## TO BE DONE
Make an exact transcription of the material, leaving out all images.

## INFORMATION SHOWN
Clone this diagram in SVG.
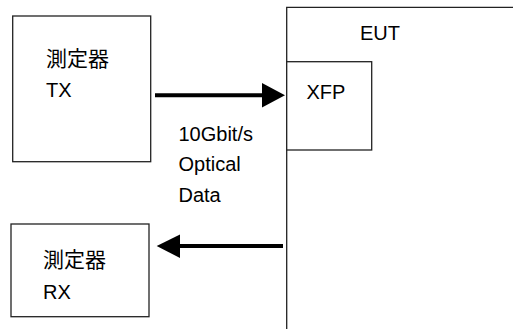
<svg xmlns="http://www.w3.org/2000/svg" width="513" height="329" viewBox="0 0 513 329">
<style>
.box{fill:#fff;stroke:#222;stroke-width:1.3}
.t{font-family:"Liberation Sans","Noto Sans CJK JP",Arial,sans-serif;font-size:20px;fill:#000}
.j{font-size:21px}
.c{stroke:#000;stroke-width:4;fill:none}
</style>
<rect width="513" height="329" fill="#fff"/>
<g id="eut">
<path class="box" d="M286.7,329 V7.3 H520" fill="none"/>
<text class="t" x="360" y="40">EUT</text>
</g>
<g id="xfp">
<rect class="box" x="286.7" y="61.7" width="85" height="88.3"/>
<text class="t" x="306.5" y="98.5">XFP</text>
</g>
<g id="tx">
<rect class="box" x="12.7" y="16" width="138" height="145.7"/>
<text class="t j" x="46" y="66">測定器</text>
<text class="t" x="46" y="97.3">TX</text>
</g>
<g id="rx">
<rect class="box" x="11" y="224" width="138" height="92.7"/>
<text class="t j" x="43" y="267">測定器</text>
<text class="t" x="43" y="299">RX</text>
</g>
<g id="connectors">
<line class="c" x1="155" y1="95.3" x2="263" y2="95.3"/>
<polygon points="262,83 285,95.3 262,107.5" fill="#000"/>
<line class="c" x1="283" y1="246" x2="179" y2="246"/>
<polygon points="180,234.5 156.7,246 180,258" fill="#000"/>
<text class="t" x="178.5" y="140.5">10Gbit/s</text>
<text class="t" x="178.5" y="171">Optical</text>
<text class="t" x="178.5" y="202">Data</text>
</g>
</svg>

## EXERCISE ANSWER
Clone this diagram in SVG.
<svg xmlns="http://www.w3.org/2000/svg" width="513" height="329" viewBox="0 0 513 329">
<style>
.box{fill:#fff;stroke:#222;stroke-width:1.3}
.t{font-family:"Liberation Sans","Noto Sans CJK JP",Arial,sans-serif;font-size:20px;fill:#000}
.j{font-size:21px}
.c{stroke:#000;stroke-width:4;fill:none}
</style>
<rect width="513" height="329" fill="#fff"/>
<g id="eut">
<path class="box" d="M286.7,329 V7.3 H520" fill="none"/>
<text class="t" x="360" y="40">EUT</text>
</g>
<g id="xfp">
<rect class="box" x="286.7" y="61.7" width="85" height="88.3"/>
<text class="t" x="306.5" y="98.5">XFP</text>
</g>
<g id="tx">
<rect class="box" x="12.7" y="16" width="138" height="145.7"/>
<text class="t j" x="46" y="66">測定器</text>
<text class="t" x="46" y="97.3">TX</text>
</g>
<g id="rx">
<rect class="box" x="11" y="224" width="138" height="92.7"/>
<text class="t j" x="43" y="267">測定器</text>
<text class="t" x="43" y="299">RX</text>
</g>
<g id="connectors">
<line class="c" x1="155" y1="95.3" x2="263" y2="95.3"/>
<polygon points="262,83 285,95.3 262,107.5" fill="#000"/>
<line class="c" x1="283" y1="246" x2="179" y2="246"/>
<polygon points="180,234.5 156.7,246 180,258" fill="#000"/>
<text class="t" x="178.5" y="140.5">10Gbit/s</text>
<text class="t" x="178.5" y="171">Optical</text>
<text class="t" x="178.5" y="202">Data</text>
</g>
</svg>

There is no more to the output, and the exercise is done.